Red Deer could be a magnet for artists and other creative folk by offering them something Calgary and Vancouver can’t — affordable studio and living space, says a Toronto social entrepreneur.
Tim Jones, president of Artscape, a non-profit group that’s revitalized many Toronto neighbourhoods by turning heritage buildings into art spaces, sees much potential in the vacated Red Deer transit barns.
Located in the former civic yards in the Riverlands area, the barns are close to downtown, the Red Deer River, bike paths, and even Red Deer College. The latter presents an interesting opportunity, said Jones, who’s been dubbed a social entrepreneur for putting into action his idea of using artists to revive neighbourhoods.
He noted that dozens of visual artists, filmmakers, musicians, and actors graduate from the college each year. But most of these young people leave the city if they don’t find enough interesting things to do here.
“One of the biggest drains on smaller communities, financially and socially, is the out-migration of their youth,” said Jones, on Wednesday, after addressing a focus group that’s looking at how to redevelop the vacant Red Deer transit barns.
He feels Red Deer would gain vibrancy by retaining these young, creative citizens — or even attracting artists from larger, less affordable centres.
The key is creating local opportunities, added Jones. For instance, this could mean creating more affordable studio and living spaces than are available in the surrounding larger centres.
It isn’t accidental that all Artscapes projects in Toronto — including transformations of a former Victorian industrial complex into a profusion of specialty shops and cafes, and dilapidated streetcar barns into award-winning multi-use for arts, environmental and community space — have catered to the artistic community.

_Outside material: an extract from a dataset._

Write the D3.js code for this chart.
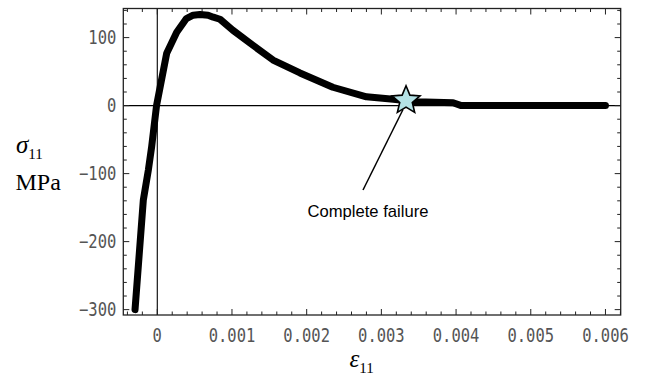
<!DOCTYPE html>
<html>
<head>
<meta charset="utf-8">
<script src="https://cdn.jsdelivr.net/npm/d3@7/dist/d3.min.js"></script>
<style>
  html, body { margin: 0; padding: 0; background: #fff; }
  svg { display: block; }
</style>
</head>
<body>
<svg id="chart" width="648" height="375"></svg>
<script>
// Stress-strain response of the element, sampled along the loading path
const strain = [-0.000298, -0.000187, -0.00012, -0.000075, -0.00001, 0.000126, 0.00026, 0.00039,
  0.00048, 0.00057, 0.00068, 0.00075, 0.00084, 0.00101, 0.00124, 0.00155, 0.00191,
  0.00235, 0.0028, 0.00316, 0.00347, 0.00396, 0.00407, 0.006];
const stress = [-300, -139, -95, -60, 0, 77, 108, 128,
  133, 134, 133, 130, 127, 111, 92, 67, 48,
  27, 13, 9.5, 5.7, 4.3, 0, 0];

// Point of complete failure
const failureStrain = [0.00333];
const failureStress = [7.5];
const failureLabel = "Complete failure";

const xTickValues = [0, 0.001, 0.002, 0.003, 0.004, 0.005, 0.006];
const xTickLabels = ["0", "0.001", "0.002", "0.003", "0.004", "0.005", "0.006"];
const yTickValues = [100, 0, -100, -200, -300];
const yTickLabels = ["100", "0", "\u2212100", "\u2212200", "\u2212300"];

const svg = d3.select("#chart");
const pLeft = 123.3, pRight = 620.7, pTop = 8.5, pBottom = 315;

const x = d3.scaleLinear().domain([-0.000455, 0.006204]).range([pLeft, pRight]);
const y = d3.scaleLinear().domain([-307.9, 142.8]).range([pBottom, pTop]);

// zero axes
svg.append("line").attr("x1", x(0)).attr("x2", x(0)).attr("y1", pTop).attr("y2", pBottom)
  .attr("stroke", "#000").attr("stroke-width", 1.1);
svg.append("line").attr("x1", pLeft).attr("x2", pRight).attr("y1", y(0)).attr("y2", y(0))
  .attr("stroke", "#000").attr("stroke-width", 1.1);

// frame with inward ticks on all four sides
const minorX = d3.range(-0.0004, 0.00621, 0.0002).map(v => +v.toFixed(5));
const minorY = d3.range(-300, 141, 20);
const frame = svg.append("g");
frame.append("rect").attr("x", pLeft).attr("y", pTop).attr("width", pRight - pLeft).attr("height", pBottom - pTop)
  .attr("fill", "none").attr("stroke", "#222").attr("stroke-width", 1.3);

function isMajorX(v) { return Math.abs(v * 1000 - Math.round(v * 1000)) < 1e-6; }
function isMajorY(v) { return v % 100 === 0; }

minorX.forEach(v => {
  const len = isMajorX(v) ? 6 : 3.5;
  frame.append("line").attr("x1", x(v)).attr("x2", x(v)).attr("y1", pBottom).attr("y2", pBottom - len)
    .attr("stroke", "#222").attr("stroke-width", 1);
  frame.append("line").attr("x1", x(v)).attr("x2", x(v)).attr("y1", pTop).attr("y2", pTop + len)
    .attr("stroke", "#222").attr("stroke-width", 1);
});
minorY.forEach(v => {
  const len = isMajorY(v) ? 6 : 3.5;
  frame.append("line").attr("y1", y(v)).attr("y2", y(v)).attr("x1", pLeft).attr("x2", pLeft + len)
    .attr("stroke", "#222").attr("stroke-width", 1);
  frame.append("line").attr("y1", y(v)).attr("y2", y(v)).attr("x1", pRight).attr("x2", pRight - len)
    .attr("stroke", "#222").attr("stroke-width", 1);
});

// tick labels
const tickFont = "'DejaVu Sans Mono', monospace";
xTickValues.forEach((v, i) => {
  svg.append("text")
    .attr("transform", `translate(${x(v)},${pBottom + 26.5}) scale(1,1.2)`)
    .attr("text-anchor", "middle")
    .attr("font-family", tickFont).attr("font-size", 15.5).attr("fill", "#555")
    .text(xTickLabels[i]);
});
yTickValues.forEach((v, i) => {
  svg.append("text")
    .attr("transform", `translate(${pLeft - 7},${y(v) + 6.8}) scale(1,1.2)`)
    .attr("text-anchor", "end")
    .attr("font-family", tickFont).attr("font-size", 15.5).attr("fill", "#555")
    .text(yTickLabels[i]);
});

// curve
const line = d3.line().x((d, i) => x(strain[i])).y((d, i) => y(stress[i]));
svg.append("path").datum(strain).attr("d", line)
  .attr("fill", "none").attr("stroke", "#000").attr("stroke-width", 7)
  .attr("stroke-linejoin", "round").attr("stroke-linecap", "round");

// failure annotation
const fx = x(failureStrain[0]), fy = y(failureStress[0]);
svg.append("line").attr("x1", fx - 3).attr("y1", fy + 9).attr("x2", 363).attr("y2", 190)
  .attr("stroke", "#000").attr("stroke-width", 1.5);

const R = 14.7, r = 6.6;
const starPts = d3.range(10).map(k => {
  const a = -Math.PI / 2 + k * Math.PI / 5;
  const rad = k % 2 === 0 ? R : r;
  return [fx + rad * Math.cos(a), fy + rad * Math.sin(a)];
});
svg.append("polygon").attr("points", starPts.map(p => p.join(",")).join(" "))
  .attr("fill", "#b4e2e6").attr("stroke", "#000").attr("stroke-width", 1.6)
  .attr("stroke-linejoin", "miter");

svg.append("text").attr("x", 368).attr("y", 216.5).attr("text-anchor", "middle")
  .attr("font-family", "'Liberation Sans', Arial, sans-serif").attr("font-size", 16.6).attr("fill", "#000")
  .text(failureLabel);

// axis titles
const serif = "'Liberation Serif', 'Times New Roman', serif";
const yt = svg.append("text").attr("x", 16).attr("y", 153).attr("font-family", serif).attr("fill", "#000");
yt.append("tspan").attr("font-style", "italic").attr("font-size", 25).text("\u03c3");
yt.append("tspan").attr("font-size", 15).attr("dy", 6).text("11");
svg.append("text").attr("x", 15.5).attr("y", 190).attr("font-family", serif).attr("font-size", 24)
  .attr("fill", "#000").text("MPa");

const xt = svg.append("text").attr("x", 349.5).attr("y", 367).attr("font-family", serif).attr("fill", "#000");
xt.append("tspan").attr("font-style", "italic").attr("font-size", 25).text("\u03b5");
xt.append("tspan").attr("font-size", 15).attr("dy", 6).text("11");
</script>
</body>
</html>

Jones, believes artists are pivotal to the redevelopment of neighbourhoods.
They tend to move into low-rent digs and start up artsy ventures. Their trendy stores, cafes and galleries then attract shoppers and pedestrians, which usually drives up property values in the area.
Artscape has gotten many projects going by gathering a “critical mass” of artists, who can collectively afford a down-payment and pay a mortgage. Municipal support, government grants, and fundraising were also used to finance ventures, said Jones, who described his group as a sort of middle-man, bringing together artists and financial institutions to make projects happen.
Along with the creative set, Artscape has also involved other stakeholders, including environmental agencies and educational groups.
Creating a mix of artistic and market space in the Red Deer transit barns has been discussed locally. And Jones believes these are promising ideas.
He said a local approach is imperative to any project. “It takes imagination to look at a site . . . and it’s important to be creative.”
Twenty-five people from the city’s business, cultural communities and farmer’s market were invited to brainstorm for ideas on Wednesday in the Scott Block. This will lead to a developing an action plan. Colleen Jensen, the city’s community services director, anticipates great ideas will result.
She added the Scott Block is an example of a community revitalization project that’s worked out well for users, such as dance and theatre groups, and the downtown.